## EXERCISE:
Starting at the top of the listing, extract every line up to and including the one with "from matplotlib.ticker import". Pictures stay out of the copy.

## RAW DATA:
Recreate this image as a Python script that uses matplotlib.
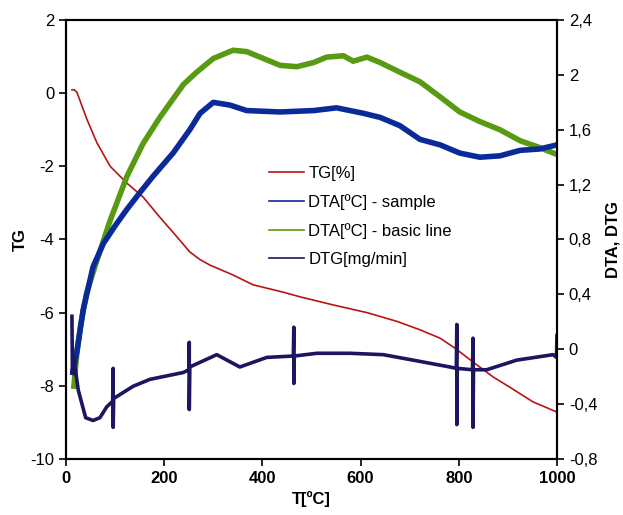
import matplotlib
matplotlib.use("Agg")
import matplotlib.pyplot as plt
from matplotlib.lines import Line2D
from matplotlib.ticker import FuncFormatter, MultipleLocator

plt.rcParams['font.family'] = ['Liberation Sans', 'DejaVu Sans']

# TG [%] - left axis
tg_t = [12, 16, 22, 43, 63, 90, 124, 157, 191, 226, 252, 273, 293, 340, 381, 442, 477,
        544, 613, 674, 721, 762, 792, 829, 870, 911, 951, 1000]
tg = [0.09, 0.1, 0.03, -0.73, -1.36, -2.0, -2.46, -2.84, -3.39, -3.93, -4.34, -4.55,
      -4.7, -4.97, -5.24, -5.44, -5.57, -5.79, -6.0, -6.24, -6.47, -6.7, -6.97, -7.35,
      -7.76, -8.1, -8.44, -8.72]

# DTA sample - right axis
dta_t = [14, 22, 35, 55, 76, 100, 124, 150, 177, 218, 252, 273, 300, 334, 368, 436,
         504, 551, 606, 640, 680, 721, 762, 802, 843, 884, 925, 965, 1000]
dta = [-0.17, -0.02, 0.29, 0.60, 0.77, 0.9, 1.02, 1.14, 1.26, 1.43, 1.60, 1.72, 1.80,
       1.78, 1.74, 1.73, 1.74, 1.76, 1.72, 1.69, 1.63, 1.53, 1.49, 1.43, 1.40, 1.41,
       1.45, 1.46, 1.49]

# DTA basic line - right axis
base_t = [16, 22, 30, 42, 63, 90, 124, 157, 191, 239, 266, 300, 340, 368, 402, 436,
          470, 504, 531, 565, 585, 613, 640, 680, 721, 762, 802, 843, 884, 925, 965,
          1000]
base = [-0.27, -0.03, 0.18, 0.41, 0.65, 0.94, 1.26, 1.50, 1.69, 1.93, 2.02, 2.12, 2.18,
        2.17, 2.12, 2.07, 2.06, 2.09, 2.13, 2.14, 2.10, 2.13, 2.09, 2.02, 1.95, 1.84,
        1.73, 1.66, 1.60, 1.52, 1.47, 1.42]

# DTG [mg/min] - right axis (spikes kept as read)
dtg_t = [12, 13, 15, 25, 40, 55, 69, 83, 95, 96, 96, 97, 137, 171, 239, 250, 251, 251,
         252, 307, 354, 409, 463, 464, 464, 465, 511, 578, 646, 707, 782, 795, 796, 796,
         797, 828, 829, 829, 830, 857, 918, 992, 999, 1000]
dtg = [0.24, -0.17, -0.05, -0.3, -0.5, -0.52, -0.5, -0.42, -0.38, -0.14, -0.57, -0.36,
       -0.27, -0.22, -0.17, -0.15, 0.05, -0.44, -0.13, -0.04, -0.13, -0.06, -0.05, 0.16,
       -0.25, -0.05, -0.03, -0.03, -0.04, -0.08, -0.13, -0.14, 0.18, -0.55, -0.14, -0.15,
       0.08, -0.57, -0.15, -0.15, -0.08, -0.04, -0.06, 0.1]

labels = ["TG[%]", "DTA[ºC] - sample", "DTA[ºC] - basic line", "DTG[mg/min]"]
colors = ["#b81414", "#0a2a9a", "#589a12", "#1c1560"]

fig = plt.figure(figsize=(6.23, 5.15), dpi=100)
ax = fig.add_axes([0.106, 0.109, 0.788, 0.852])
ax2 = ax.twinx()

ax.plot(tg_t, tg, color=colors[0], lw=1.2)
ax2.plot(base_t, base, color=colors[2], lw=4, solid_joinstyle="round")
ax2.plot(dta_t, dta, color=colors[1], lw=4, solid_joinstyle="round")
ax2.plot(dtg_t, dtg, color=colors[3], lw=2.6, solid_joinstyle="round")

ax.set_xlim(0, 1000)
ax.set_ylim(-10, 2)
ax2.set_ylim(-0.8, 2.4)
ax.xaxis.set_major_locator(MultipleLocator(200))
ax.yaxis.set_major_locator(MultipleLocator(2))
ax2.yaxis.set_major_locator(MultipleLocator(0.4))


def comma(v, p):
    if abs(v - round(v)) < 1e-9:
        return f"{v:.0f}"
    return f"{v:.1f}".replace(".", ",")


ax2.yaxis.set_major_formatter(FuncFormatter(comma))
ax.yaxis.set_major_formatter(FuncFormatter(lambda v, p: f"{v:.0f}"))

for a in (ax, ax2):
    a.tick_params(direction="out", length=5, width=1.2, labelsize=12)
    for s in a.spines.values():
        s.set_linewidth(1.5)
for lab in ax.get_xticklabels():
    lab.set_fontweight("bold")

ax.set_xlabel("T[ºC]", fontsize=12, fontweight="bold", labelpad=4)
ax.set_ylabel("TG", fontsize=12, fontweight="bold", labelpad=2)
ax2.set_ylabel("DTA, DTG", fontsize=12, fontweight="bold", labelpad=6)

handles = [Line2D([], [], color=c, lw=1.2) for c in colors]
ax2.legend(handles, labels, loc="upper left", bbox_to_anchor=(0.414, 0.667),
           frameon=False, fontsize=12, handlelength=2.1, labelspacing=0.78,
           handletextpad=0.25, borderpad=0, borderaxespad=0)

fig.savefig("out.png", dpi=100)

## RESPONSE FOR THIS EXERCISE:
Recreate this image as a Python script that uses matplotlib.
import matplotlib
matplotlib.use("Agg")
import matplotlib.pyplot as plt
from matplotlib.lines import Line2D
from matplotlib.ticker import FuncFormatter, MultipleLocator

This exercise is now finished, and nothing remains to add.